## What this task involves
The data below should be printed in full, exactly, and without any of its images.

________

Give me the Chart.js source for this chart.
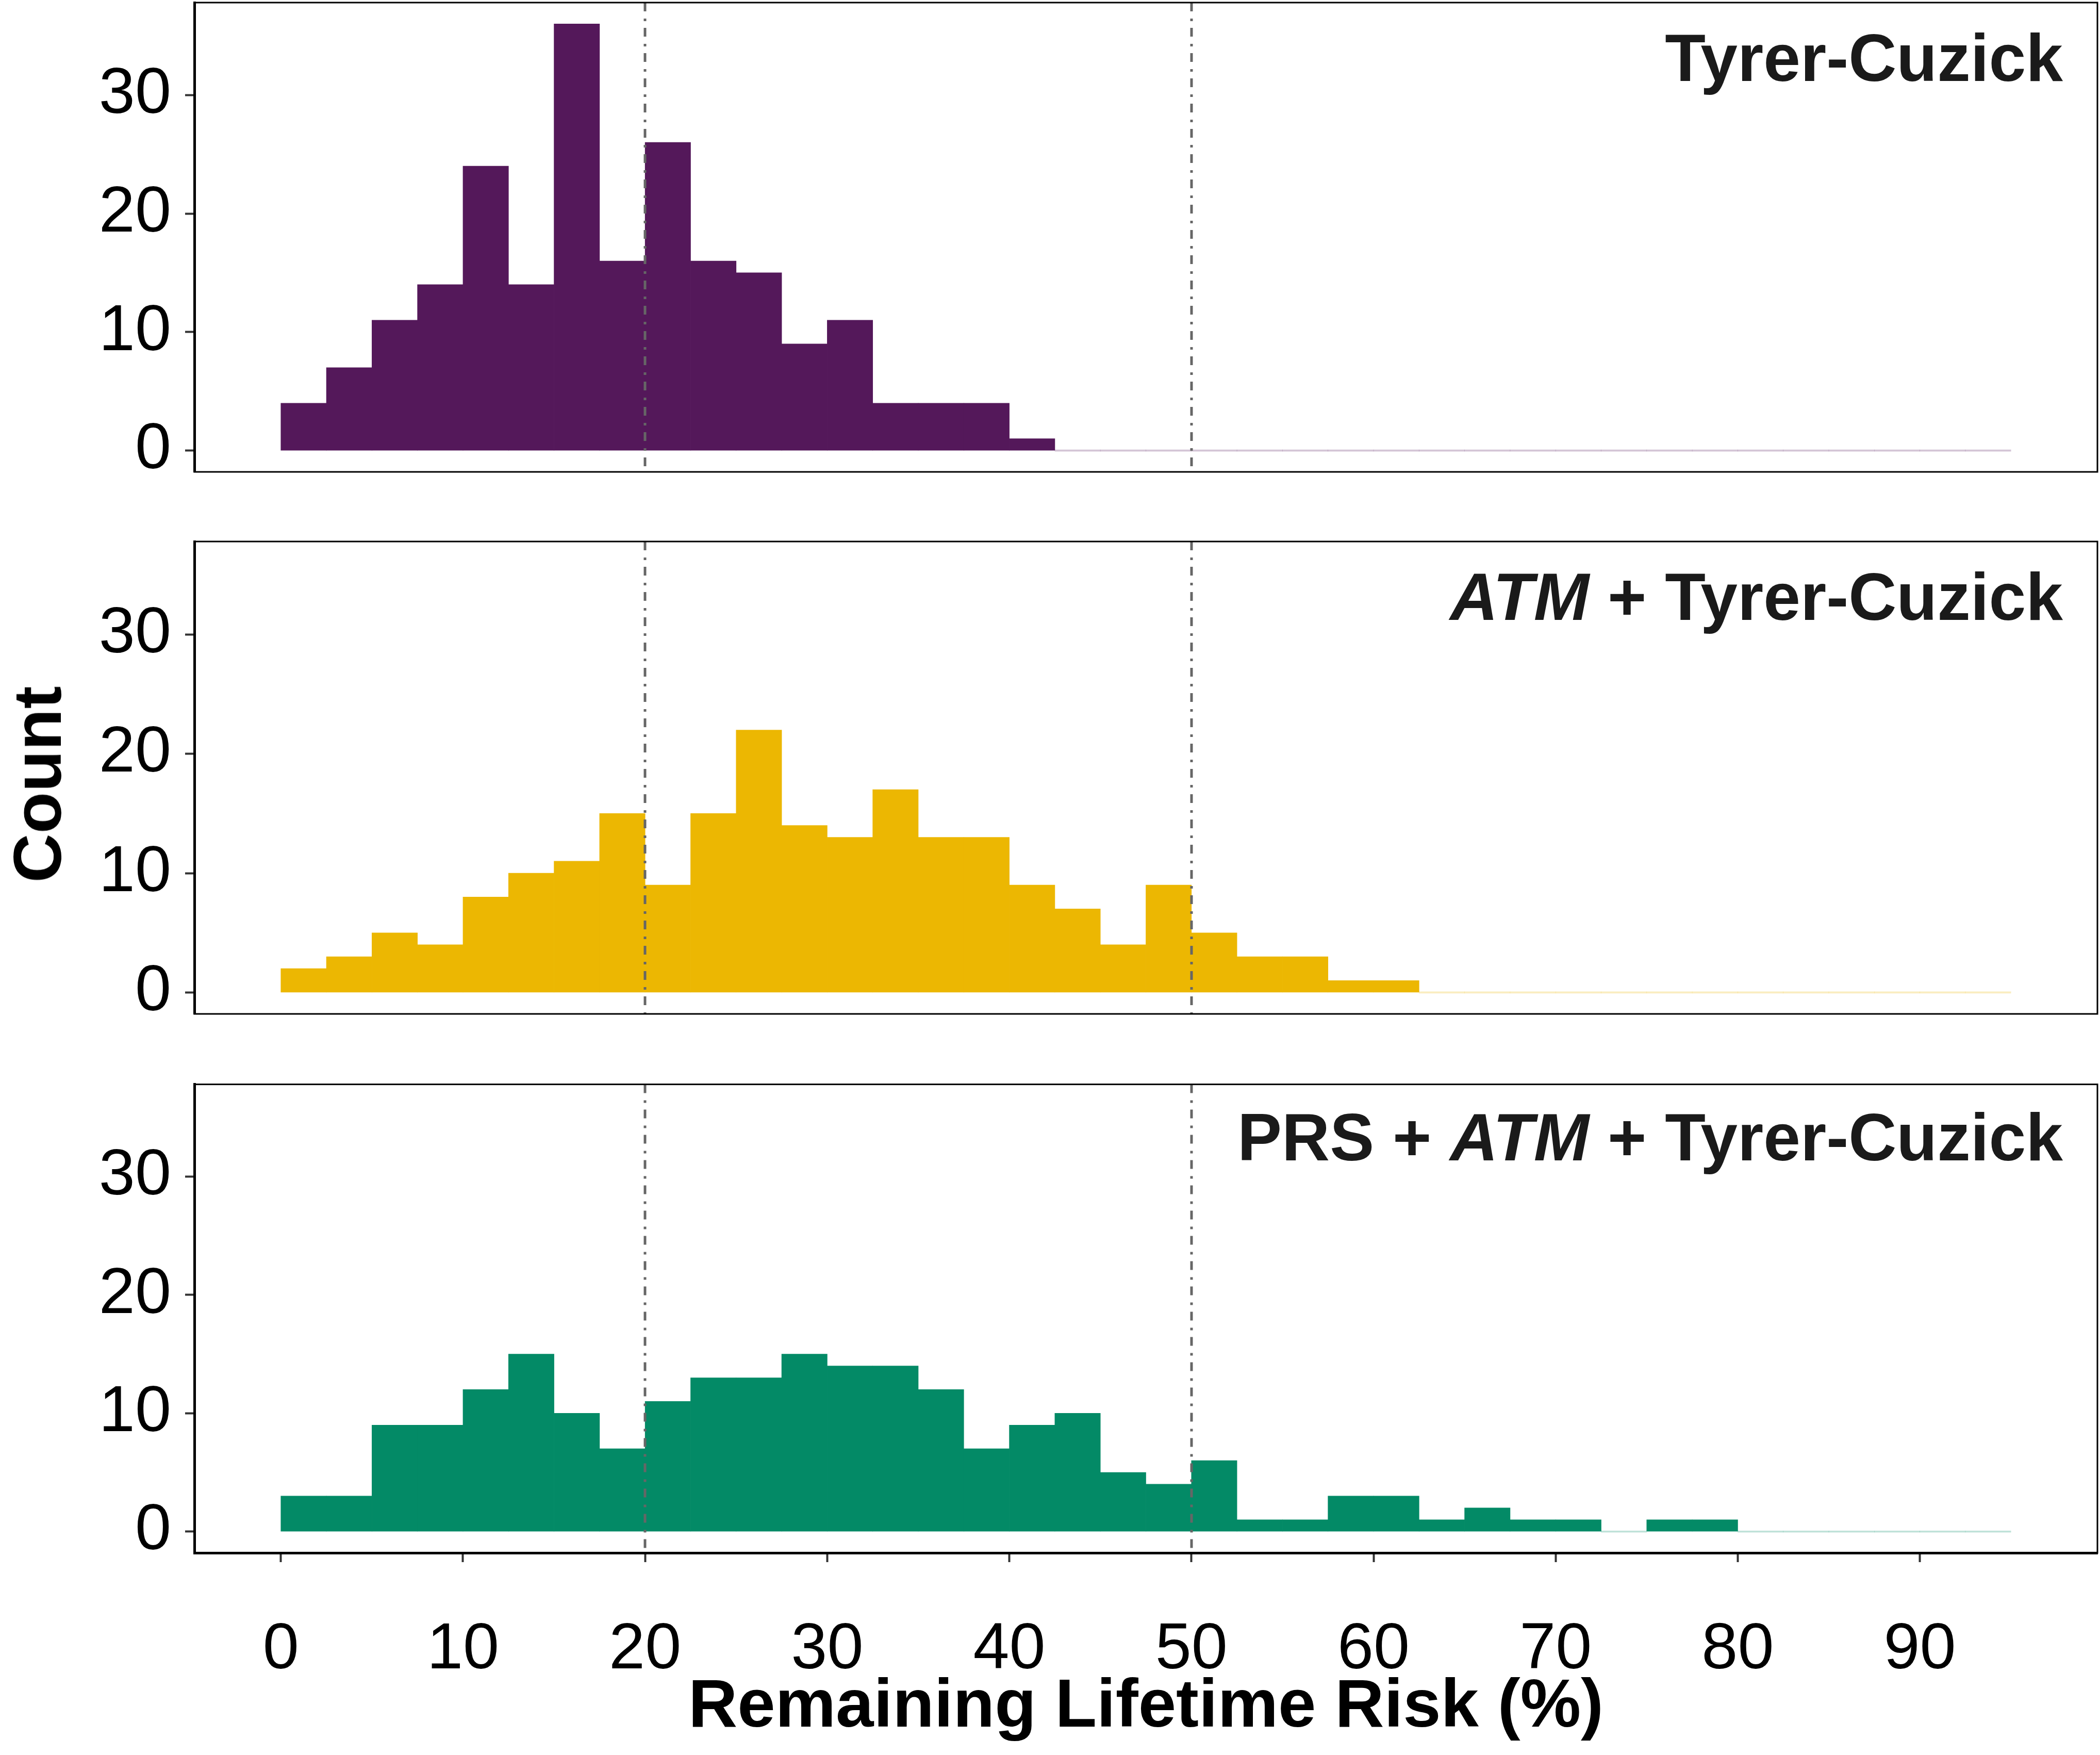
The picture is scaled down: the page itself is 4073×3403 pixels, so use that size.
<!DOCTYPE html>
<html>
<head>
<meta charset="utf-8">
<script src="https://cdn.jsdelivr.net/npm/chart.js@4.4.1/dist/chart.umd.min.js"></script>
<style>
  html, body { margin: 0; padding: 0; background: #fff; }
  body { width: 4073px; height: 3403px; position: relative; overflow: hidden; font-family: "Liberation Sans", Arial, sans-serif; }
  canvas { position: absolute; left: 0; }
  .panel-label { position: absolute; right: 72px; font-weight: bold; font-size: 129px; line-height: 1; color: #1a1a1a; white-space: nowrap; }
  #count { position: absolute; left: 73px; top: 1521px; font-weight: bold; font-size: 132px; line-height: 1; color: #000;
           transform: translate(-50%, -50%) rotate(-90deg); white-space: nowrap; }
</style>
</head>
<body>
<canvas id="c1" width="4073" height="1150" style="top:-115px;width:4073px;height:1150px"></canvas>
<canvas id="c2" width="4073" height="1156" style="top:930px;width:4073px;height:1156px"></canvas>
<canvas id="c3" width="4073" height="1403" style="top:2000px;width:4073px;height:1403px"></canvas>

<div class="panel-label" style="top:48px">Tyrer-Cuzick</div>
<div class="panel-label" style="top:1093px"><i>ATM</i> + Tyrer-Cuzick</div>
<div class="panel-label" style="top:2141px">PRS + <i>ATM</i> + Tyrer-Cuzick</div>
<div id="count">Count</div>

<script>
// histogram bins (left edges, width 2.5)
const binWidth = 2.5;
const binStarts = [0, 2.5, 5, 7.5, 10, 12.5, 15, 17.5, 20, 22.5, 25, 27.5, 30, 32.5, 35, 37.5, 40, 42.5, 45, 47.5,
                   50, 52.5, 55, 57.5, 60, 62.5, 65, 67.5, 70, 72.5, 75, 77.5, 80, 82.5, 85, 87.5, 90, 92.5];

const tcCounts  = [4, 7, 11, 14, 24, 14, 36, 16, 26, 16, 15, 9, 11, 4, 4, 4, 1, 0, 0, 0,
                   0, 0, 0, 0, 0, 0, 0, 0, 0, 0, 0, 0, 0, 0, 0, 0, 0, 0];
const atmCounts = [2, 3, 5, 4, 8, 10, 11, 15, 9, 15, 22, 14, 13, 17, 13, 13, 9, 7, 4, 9,
                   5, 3, 3, 1, 1, 0, 0, 0, 0, 0, 0, 0, 0, 0, 0, 0, 0, 0];
const prsCounts = [3, 3, 9, 9, 12, 15, 10, 7, 11, 13, 13, 15, 14, 14, 12, 7, 9, 10, 5, 4,
                   6, 1, 1, 3, 3, 1, 2, 1, 1, 0, 1, 1, 0, 0, 0, 0, 0, 0];

const xTicks = [0, 10, 20, 30, 40, 50, 60, 70, 80, 90];
const yTicks = [0, 10, 20, 30];
const refLines = [20, 50];

const xRange = [-4.75, 99.75];
const yRange = [-1.8, 37.8];

const tickFont = { family: '"Liberation Sans", Arial, sans-serif', size: 126 };
const titleFont = { family: '"Liberation Sans", Arial, sans-serif', size: 132, weight: 'bold' };

// dash-dot threshold lines and the panel frame
const panelPlugin = {
    id: 'panel',
    afterDatasetsDraw(chart) {
        const ctx = chart.ctx;
        const area = chart.chartArea;
        const x = chart.scales.x;
        ctx.save();
        ctx.strokeStyle = '#666666';
        ctx.lineWidth = 5;
        ctx.lineCap = 'butt';
        ctx.setLineDash([17, 14, 5, 13]);
        refLines.forEach(v => {
            const px = Math.round(x.getPixelForValue(v));
            ctx.beginPath();
            ctx.moveTo(px, area.top);
            ctx.lineTo(px, area.bottom);
            ctx.stroke();
        });
        ctx.restore();
    },
    afterDraw(chart) {
        const ctx = chart.ctx;
        const a = chart.chartArea;
        ctx.save();
        ctx.strokeStyle = '#000';
        ctx.lineWidth = 3;
        ctx.strokeRect(a.left, a.top, a.right - a.left, a.bottom - a.top);
        ctx.restore();
    }
};

function makeChart(id, counts, color, faint, padding, showX) {
    return new Chart(document.getElementById(id), {
        type: 'bar',
        data: {
            datasets: [{
                data: binStarts.map((s, i) => ({ x: s + binWidth / 2, y: counts[i] })),
                backgroundColor: c => (c.raw && c.raw.y === 0) ? faint : color,
                borderWidth: 0,
                barPercentage: 1,
                categoryPercentage: 1,
                minBarLength: 3
            }]
        },
        options: {
            responsive: false,
            animation: false,
            devicePixelRatio: 1,
            layout: { padding: padding },
            plugins: { legend: { display: false }, tooltip: { enabled: false } },
            scales: {
                x: {
                    type: 'linear',
                    min: xRange[0],
                    max: xRange[1],
                    offset: false,
                    display: showX,
                    afterBuildTicks: axis => { axis.ticks = xTicks.map(v => ({ value: v })); },
                    afterFit: axis => { axis.height = showX ? 392 : 0; },
                    ticks: { font: tickFont, color: '#000', padding: 96, autoSkip: false, maxRotation: 0 },
                    grid: { offset: false, drawOnChartArea: false, tickLength: 18, tickColor: '#333', tickWidth: 4 },
                    border: { display: true, color: '#000', width: 5 },
                    title: {
                        display: true,
                        text: 'Remaining Lifetime Risk (%)',
                        font: titleFont,
                        color: '#000',
                        padding: { top: 12, bottom: 12 }
                    }
                },
                y: {
                    type: 'linear',
                    min: yRange[0],
                    max: yRange[1],
                    afterBuildTicks: axis => { axis.ticks = yTicks.map(v => ({ value: v })); },
                    afterFit: axis => { axis.width = 377; },
                    ticks: { font: tickFont, color: '#000', padding: 27, autoSkip: false },
                    grid: { drawOnChartArea: false, tickLength: 18, tickColor: '#333', tickWidth: 4 },
                    border: { display: true, color: '#000', width: 5 }
                }
            }
        },
        plugins: [panelPlugin]
    });
}

makeChart('c1', tcCounts, '#54185A', 'rgba(84, 24, 90, 0.25)', { left: 0, right: 5, top: 120, bottom: 120 }, false);
makeChart('c2', atmCounts, '#ECB702', 'rgba(236, 183, 2, 0.25)', { left: 0, right: 5, top: 120, bottom: 120 }, false);
makeChart('c3', prsCounts, '#038A66', 'rgba(3, 138, 102, 0.25)', { left: 0, right: 5, top: 98, bottom: 0 }, true);
</script>
</body>
</html>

________

## Solution to this task
Give me the Chart.js source for this chart.
The picture is scaled down: the page itself is 4073×3403 pixels, so use that size.
<!DOCTYPE html>
<html>
<head>
<meta charset="utf-8">
<script src="https://cdn.jsdelivr.net/npm/chart.js@4.4.1/dist/chart.umd.min.js"></script>
<style>
  html, body { margin: 0; padding: 0; background: #fff; }
  body { width: 4073px; height: 3403px; position: relative; overflow: hidden; font-family: "Liberation Sans", Arial, sans-serif; }
  canvas { position: absolute; left: 0; }
  .panel-label { position: absolute; right: 72px; font-weight: bold; font-size: 129px; line-height: 1; color: #1a1a1a; white-space: nowrap; }
  #count { position: absolute; left: 73px; top: 1521px; font-weight: bold; font-size: 132px; line-height: 1; color: #000;
           transform: translate(-50%, -50%) rotate(-90deg); white-space: nowrap; }
</style>
</head>
<body>
<canvas id="c1" width="4073" height="1150" style="top:-115px;width:4073px;height:1150px"></canvas>
<canvas id="c2" width="4073" height="1156" style="top:930px;width:4073px;height:1156px"></canvas>
<canvas id="c3" width="4073" height="1403" style="top:2000px;width:4073px;height:1403px"></canvas>

<div class="panel-label" style="top:48px">Tyrer-Cuzick</div>
<div class="panel-label" style="top:1093px"><i>ATM</i> + Tyrer-Cuzick</div>
<div class="panel-label" style="top:2141px">PRS + <i>ATM</i> + Tyrer-Cuzick</div>
<div id="count">Count</div>

<script>
// histogram bins (left edges, width 2.5)
const binWidth = 2.5;
const binStarts = [0, 2.5, 5, 7.5, 10, 12.5, 15, 17.5, 20, 22.5, 25, 27.5, 30, 32.5, 35, 37.5, 40, 42.5, 45, 47.5,
                   50, 52.5, 55, 57.5, 60, 62.5, 65, 67.5, 70, 72.5, 75, 77.5, 80, 82.5, 85, 87.5, 90, 92.5];

const tcCounts  = [4, 7, 11, 14, 24, 14, 36, 16, 26, 16, 15, 9, 11, 4, 4, 4, 1, 0, 0, 0,
                   0, 0, 0, 0, 0, 0, 0, 0, 0, 0, 0, 0, 0, 0, 0, 0, 0, 0];
const atmCounts = [2, 3, 5, 4, 8, 10, 11, 15, 9, 15, 22, 14, 13, 17, 13, 13, 9, 7, 4, 9,
                   5, 3, 3, 1, 1, 0, 0, 0, 0, 0, 0, 0, 0, 0, 0, 0, 0, 0];
const prsCounts = [3, 3, 9, 9, 12, 15, 10, 7, 11, 13, 13, 15, 14, 14, 12, 7, 9, 10, 5, 4,
                   6, 1, 1, 3, 3, 1, 2, 1, 1, 0, 1, 1, 0, 0, 0, 0, 0, 0];

const xTicks = [0, 10, 20, 30, 40, 50, 60, 70, 80, 90];
const yTicks = [0, 10, 20, 30];
const refLines = [20, 50];

const xRange = [-4.75, 99.75];
const yRange = [-1.8, 37.8];

const tickFont = { family: '"Liberation Sans", Arial, sans-serif', size: 126 };
const titleFont = { family: '"Liberation Sans", Arial, sans-serif', size: 132, weight: 'bold' };

// dash-dot threshold lines and the panel frame
const panelPlugin = {
    id: 'panel',
    afterDatasetsDraw(chart) {
        const ctx = chart.ctx;
        const area = chart.chartArea;
        const x = chart.scales.x;
        ctx.save();
        ctx.strokeStyle = '#666666';
        ctx.lineWidth = 5;
        ctx.lineCap = 'butt';
        ctx.setLineDash([17, 14, 5, 13]);
        refLines.forEach(v => {
            const px = Math.round(x.getPixelForValue(v));
            ctx.beginPath();
            ctx.moveTo(px, area.top);
            ctx.lineTo(px, area.bottom);
            ctx.stroke();
        });
        ctx.restore();
    },
    afterDraw(chart) {
        const ctx = chart.ctx;
        const a = chart.chartArea;
        ctx.save();
        ctx.strokeStyle = '#000';
        ctx.lineWidth = 3;
        ctx.strokeRect(a.left, a.top, a.right - a.left, a.bottom - a.top);
        ctx.restore();
    }
};

function makeChart(id, counts, color, faint, padding, showX) {
    return new Chart(document.getElementById(id), {
        type: 'bar',
        data: {
            datasets: [{
                data: binStarts.map((s, i) => ({ x: s + binWidth / 2, y: counts[i] })),
                backgroundColor: c => (c.raw && c.raw.y === 0) ? faint : color,
                borderWidth: 0,
                barPercentage: 1,
                categoryPercentage: 1,
                minBarLength: 3
            }]
        },
        options: {
            responsive: false,
            animation: false,
            devicePixelRatio: 1,
            layout: { padding: padding },
            plugins: { legend: { display: false }, tooltip: { enabled: false } },
            scales: {
                x: {
                    type: 'linear',
                    min: xRange[0],
                    max: xRange[1],
                    offset: false,
                    display: showX,
                    afterBuildTicks: axis => { axis.ticks = xTicks.map(v => ({ value: v })); },
                    afterFit: axis => { axis.height = showX ? 392 : 0; },
                    ticks: { font: tickFont, color: '#000', padding: 96, autoSkip: false, maxRotation: 0 },
                    grid: { offset: false, drawOnChartArea: false, tickLength: 18, tickColor: '#333', tickWidth: 4 },
                    border: { display: true, color: '#000', width: 5 },
                    title: {
                        display: true,
                        text: 'Remaining Lifetime Risk (%)',
                        font: titleFont,
                        color: '#000',
                        padding: { top: 12, bottom: 12 }
                    }
                },
                y: {
                    type: 'linear',
                    min: yRange[0],
                    max: yRange[1],
                    afterBuildTicks: axis => { axis.ticks = yTicks.map(v => ({ value: v })); },
                    afterFit: axis => { axis.width = 377; },
                    ticks: { font: tickFont, color: '#000', padding: 27, autoSkip: false },
                    grid: { drawOnChartArea: false, tickLength: 18, tickColor: '#333', tickWidth: 4 },
                    border: { display: true, color: '#000', width: 5 }
                }
            }
        },
        plugins: [panelPlugin]
    });
}

makeChart('c1', tcCounts, '#54185A', 'rgba(84, 24, 90, 0.25)', { left: 0, right: 5, top: 120, bottom: 120 }, false);
makeChart('c2', atmCounts, '#ECB702', 'rgba(236, 183, 2, 0.25)', { left: 0, right: 5, top: 120, bottom: 120 }, false);
makeChart('c3', prsCounts, '#038A66', 'rgba(3, 138, 102, 0.25)', { left: 0, right: 5, top: 98, bottom: 0 }, true);
</script>
</body>
</html>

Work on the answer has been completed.